In recapitulation, it is clear that the thermoelectric cooling apparatus of the present invention requires only electrical power and does not need any plumbing or special installation. This apparatus cools a housing which, in turn, collects the liquefied vaporized liquid carrier and provides an egress therefrom for returning the liquid carrier to the development system. The apparatus for cooling the housing in which the vaporized liquid carrier condenses is a thermoelectric cooler, i.e., a Peltier cooler, which employs positive and negative thermoelectric cooling elements and hot and cooled thermojunctions to effect cooling of the housing and the resultant condensation of the vaporized liquid carrier therein for subsequent reclamation in the printing machine. This apparatus is economical and does not require any motor such as is employed in a compressor. Thus, there are no moving parts and the device is essentially noise free and of extended life and durability.

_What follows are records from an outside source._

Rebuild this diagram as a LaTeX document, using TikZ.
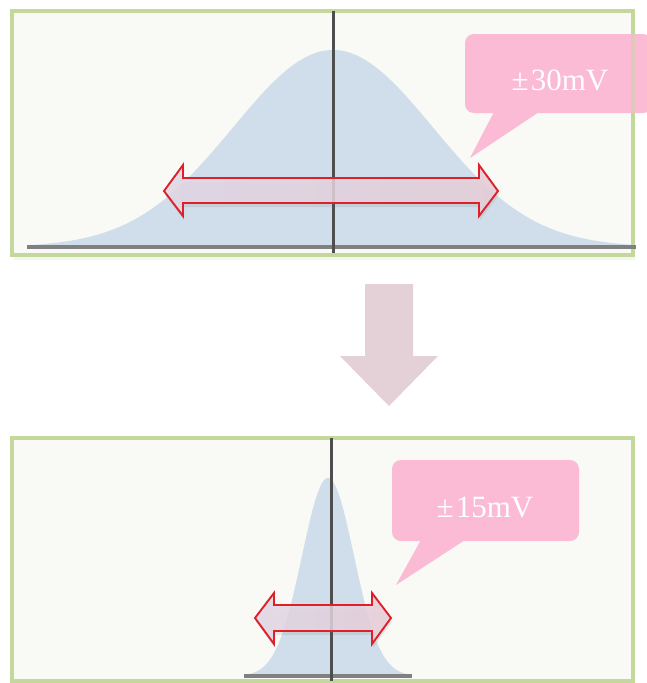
\documentclass[tikz,border=0pt]{standalone}
\usepackage{fontspec}
\setmainfont{Liberation Serif}
\usetikzlibrary{shadows}
\definecolor{panelfill}{RGB}{249,249,245}
\definecolor{panelborder}{RGB}{196,216,156}
\definecolor{curvefill}{RGB}{207,222,234}
\definecolor{axisdark}{RGB}{78,78,78}
\definecolor{basegray}{RGB}{128,128,128}
\definecolor{calloutpink}{RGB}{251,187,212}
\definecolor{arrowred}{RGB}{222,32,42}
\definecolor{arrowleft}{RGB}{226,216,230}
\definecolor{arrowright}{RGB}{232,206,216}
\definecolor{downarrow}{RGB}{228,208,215}
\tikzset{
  panel/.style={draw=panelborder, line width=3.2pt, fill=panelfill,
    drop shadow={shadow xshift=2pt, shadow yshift=-5pt, opacity=0.07, fill=black!60}},
  curve/.style={fill=curvefill, draw=none},
  vaxis/.style={draw=axisdark, line width=3pt},
  baseline/.style={draw=basegray, line width=3.4pt},
  dblarrow/.style={draw=arrowred, line width=1.9pt, left color=arrowleft, right color=arrowright, fill opacity=0.85,
    drop shadow={shadow xshift=1pt, shadow yshift=-4pt, opacity=0.12, fill=black!60}},
  callout/.style={fill=calloutpink, draw=none},
  callouttext/.style={text=white, font=\fontsize{31}{31}\selectfont, inner sep=0pt},
}
\begin{document}
\begin{tikzpicture}[x=1pt,y=-1pt]
\useasboundingbox (0,0) rectangle (646,683);
% ---------- top panel ----------
\path[panel] (12,11) rectangle (633,255);
\begin{scope}
  \clip (13.6,12.6) rectangle (631.4,253.4);
  \fill[curvefill] plot[domain=27:636, samples=200, smooth] (\x,{247-197*exp(-((\x-333)/100)^2/2)}) -- (636,247) -- (27,247) -- cycle;
\end{scope}
\draw[baseline] (27,247) -- (636,247);
\coordinate (t1) at (333,11);
\coordinate (t2) at (333,253);
\draw[vaxis] (t1) -- (t2);
\path[dblarrow] (164,191) -- (183,165) -- (183,178) -- (479,178) -- (479,165) -- (498,191) -- (479,216) -- (479,203) -- (183,203) -- (183,216) -- cycle;
% callout top
\fill[callout, rounded corners=9pt] (465,34) rectangle (652,113);
\fill[callout] (495,110) -- (542,110) -- (470,158) -- cycle;
\draw[panelborder, line width=3.2pt, opacity=0.45] (633,34) -- (633,113);
\node[callouttext] (lab30) at (560,80) {±\kern2pt30mV};
% ---------- down arrow ----------
\path[fill=downarrow] (365,284) -- (413,284) -- (413,356) -- (438,356) -- (389,406) -- (340,356) -- (365,356) -- cycle;
% ---------- bottom panel ----------
\path[panel] (12,438) rectangle (633,681);
\begin{scope}
  \clip (13.6,439.6) rectangle (631.4,679.4);
  \fill[curvefill] plot[domain=244:412, samples=200, smooth] (\x,{676-198*exp(-((\x-328)/26)^2/2)}) -- (412,676) -- (244,676) -- cycle;
\end{scope}
\draw[baseline] (244,676) -- (412,676);
\coordinate (b1) at (331,438);
\coordinate (b2) at (331,681);
\draw[vaxis] (b1) -- (b2);
\path[dblarrow] (255,618) -- (274,593) -- (274,605) -- (372,605) -- (372,593) -- (391,618) -- (372,644) -- (372,631) -- (274,631) -- (274,644) -- cycle;
% callout bottom
\fill[callout, rounded corners=9pt] (392,460) rectangle (579,541);
\fill[callout] (422,538) -- (468,538) -- (396,585) -- cycle;
\node[callouttext] (lab15) at (485,507) {±\kern2pt15mV};
\end{tikzpicture}
\end{document}
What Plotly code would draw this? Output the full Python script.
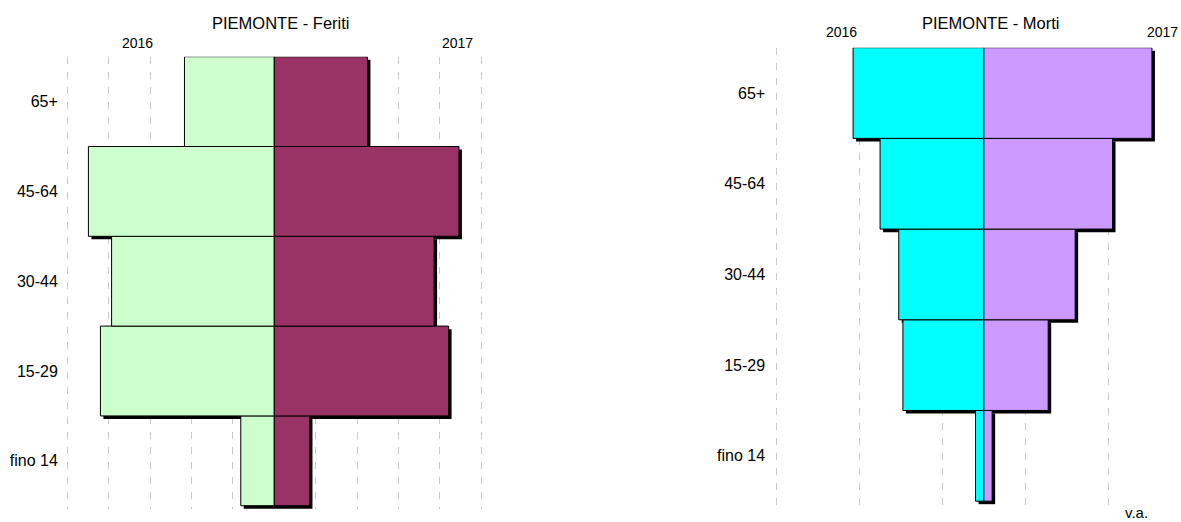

It is, therefore, apparent that there has been provided, in accordance with the present invention, an apparatus for reclaiming a liquid developer material used in an electrophotographic printing machine that fully satisfies the aims and advantages hereinbefore set forth. While this invention has been described in conjunction with a specific embodiment thereof, it is evident that many alternatives, modifications, and variations will be apparent to those skilled in the art. Accordingly, it is intended to embrace all such alternatives, modifications and variations that fall within the spirit and scope of the appended claims.